Die Konsumwelle reiten
Kurzfristig orientierten Anleger bietet sich auf dem aktuellen Niveau daher möglicherweise eine attraktive Kaufgelegenheit. Gut gemanagte Fonds oder ETFs auf die großen Indizes sind hierbei erste Wahl. Interessant sind insbesondere die Konsumwerte. Denn das Reich der Mitte soll sich in den kommenden Jahren nach dem Willen der Volkspartei von einer Exportnation zu einer Konsumgesellschaft wandeln. Auf diese Weise will man sich einerseits unabhängiger von der lahmenden Weltkonjunktur machen, andererseits ist es aber auch das erklärte Ziel der Politiker, den Lebensstandard der Masse der Bevölkerung spürbar zu verbessern und diese an dem Aufstieg des Landes teilhaben zu lassen: „Der Wohlstand soll gleichmäßiger verteilt, der Binnenkonsum ausgeweitet und das soziale Sicherungsnetz verbessert werden“, so Joseph Tse, Fondsmanager bei Fidelity. Wer gezielt auf diese Titel setzen möchte, kann dies beispielsweise mit dem Fidelity China Consumer Fund (WKN: A1JH3J) realisieren. Dessen Manager Raymond Ma ist überzeugt davon, dass der chinesische Aktienmarkt die Märkte in den USA und Europa aufgrund des robusteren Wachstums schlagen wird.

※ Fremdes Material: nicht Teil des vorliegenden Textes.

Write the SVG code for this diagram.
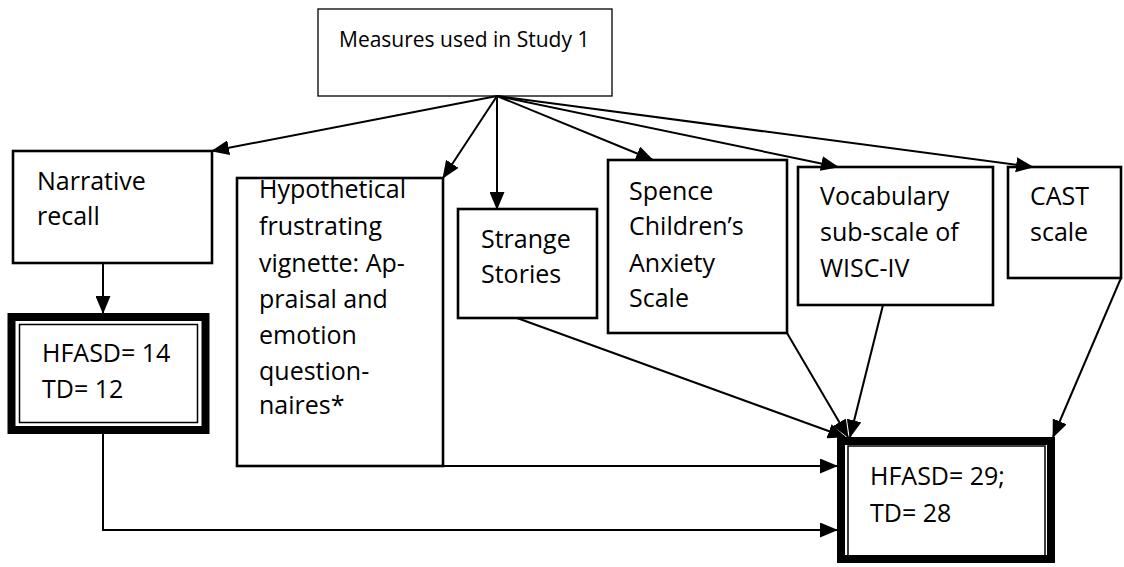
<svg xmlns="http://www.w3.org/2000/svg" width="1124" height="567" viewBox="0 0 1124 567">
<style>
.box{fill:#fff;stroke:#000;stroke-width:2.6}
.thin{fill:#fff;stroke:#000;stroke-width:1.3}
.thick{fill:#fff;stroke:#000;stroke-width:8}
.inner{fill:none;stroke:#000;stroke-width:1.5}
.t{font-family:"Open Sans","Liberation Sans",sans-serif;font-size:25px;fill:#000}
.c{fill:none;stroke:#000;stroke-width:2}
</style>
<defs>
<marker id="ah" markerUnits="userSpaceOnUse" markerWidth="18" markerHeight="15" viewBox="0 0 18 15" refX="17" refY="7.5" orient="auto">
<path d="M0,0 L18,7.5 L0,15 z" fill="#000"/>
</marker>
</defs>
<g id="n-measures"><rect class="thin" x="318" y="9" width="294" height="87"/><text class="t" x="339" y="47" style="font-size:21px">Measures used in Study 1</text></g>
<g id="n-narrative"><rect class="box" x="13" y="151" width="199" height="112"/><text class="t" x="37" y="190">Narrative</text><text class="t" x="37" y="225">recall</text></g>
<g id="n-hypo"><rect class="box" x="237" y="178" width="206" height="288"/>
<text class="t" x="259" y="198">Hypothetical</text><text class="t" x="259" y="235">frustrating</text><text class="t" x="259" y="272">vignette: Ap-</text><text class="t" x="259" y="308">praisal and</text><text class="t" x="259" y="344">emotion</text><text class="t" x="259" y="380">question-</text><text class="t" x="259" y="414">naires*</text></g>
<g id="n-strange"><rect class="box" x="458" y="209" width="139" height="109"/><text class="t" x="481" y="248">Strange</text><text class="t" x="481" y="283">Stories</text></g>
<g id="n-spence"><rect class="box" x="608" y="160" width="179" height="173"/><text class="t" x="629" y="200">Spence</text><text class="t" x="629" y="235">Children’s</text><text class="t" x="629" y="272">Anxiety</text><text class="t" x="629" y="307">Scale</text></g>
<g id="n-vocab"><rect class="box" x="798" y="167" width="195" height="138"/><text class="t" x="820" y="205">Vocabulary</text><text class="t" x="820" y="241">sub-scale of</text><text class="t" x="820" y="277">WISC-IV</text></g>
<g id="n-cast"><rect class="box" x="1008" y="167" width="113" height="111"/><text class="t" x="1030" y="205">CAST</text><text class="t" x="1030" y="241">scale</text></g>
<g id="n-sample1"><rect class="thick" x="11.5" y="317" width="194" height="113"/><rect class="inner" x="19.5" y="324.5" width="178" height="98"/><text class="t" x="42" y="362">HFASD= 14</text><text class="t" x="42" y="398">TD= 12</text></g>
<g id="n-sample2"><rect class="thick" x="841" y="441" width="210" height="118"/><rect class="inner" x="848" y="446" width="197" height="111"/><text class="t" x="870" y="485">HFASD= 29;</text><text class="t" x="870" y="522">TD= 28</text></g>
<g id="connectors">
<line class="c" x1="497" y1="96" x2="212" y2="151" marker-end="url(#ah)"/>
<line class="c" x1="497" y1="96" x2="443" y2="178" marker-end="url(#ah)"/>
<line class="c" x1="497" y1="96" x2="497" y2="209" marker-end="url(#ah)"/>
<line class="c" x1="497" y1="96" x2="653" y2="160" marker-end="url(#ah)"/>
<line class="c" x1="497" y1="96" x2="838" y2="167" marker-end="url(#ah)"/>
<line class="c" x1="497" y1="96" x2="1033" y2="167" marker-end="url(#ah)"/>
<line class="c" x1="103" y1="263" x2="103" y2="313" marker-end="url(#ah)"/>
<line class="c" x1="517" y1="318" x2="845" y2="437" marker-end="url(#ah)"/>
<line class="c" x1="787" y1="333" x2="848" y2="437" marker-end="url(#ah)"/>
<line class="c" x1="883" y1="305" x2="850" y2="437" marker-end="url(#ah)"/>
<line class="c" x1="1121" y1="278" x2="1053" y2="437" marker-end="url(#ah)"/>
<line class="c" x1="443" y1="466" x2="837" y2="466" marker-end="url(#ah)"/>
<polyline class="c" points="103,434 103,530 837,530" marker-end="url(#ah)"/>
</g>
</svg>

Spagat auf dem Immobilienmarkt
Zur Steigerung des Lebensstandards gehört für die vielen Wanderarbeiter und Landflüchtlinge auch der Erwerb einer eigenen Wohnung. Infolgedessen erlebte der Immobilienmarkt des Landes in der jüngeren Vergangenheit einen exorbitanten Boom, der sich in einigen Regionen zu einer handfesten Blase ausgewachsen hat. Laut Deutsche Bank Research stiegen die Hauspreise im Jahr 2010 im Durchschnitt um 18% und im Jahr 2009 um 25%. In einigen Städten lag der Wert sogar bei 34% pro Jahr. Diesen Übertreibungen hat die Regierung in den letzten Monaten mit Erfolg entgegengewirkt: Die Preise für neue Wohnungen fielen im Dezember laut einer aktuellen Mitteilung der Statistikbehörde den dritten Monat in Folge. Es wird jedoch auch weiterhin großes Fingerspitzengefühl seitens der Behörden notwendig sein, um den schmalen Grad zwischen einer Einbremsung und einem handfesten Immobiliencrash zu bewältigen. Anleger sollten den Sektor daher unbedingt meiden.
Fazit
Lange Jahre hoch gehandelt, stehen bei vielen Anlegern derzeit mit Blick auf China die Risiken im Vordergrund. Doch nachdem die Inflation sinkt, dürfte sich der Fokus der Regierung stärker auf das Wachstum richten. Gelingt es, die Konjunktur anzuschieben und kommt gleichzeitig auch die US-Wirtschaft wieder in Fahrt, könnte der chinesische Aktienmarkt im Jahr des Drachen vor einer kräftigen Erholungsrally stehen. Weil die Bewertungen auf langjährigen Tiefs rangieren, bietet sich mutigen Anlegern in den kommenden Monaten eine interessante Gelegenheit. Langfristig orientierte Anleger sollten sich hingegen weiter zurückhalten und lediglich kleinere Positionen im Konsumbereich zur Depotbeimischung in Betracht ziehen.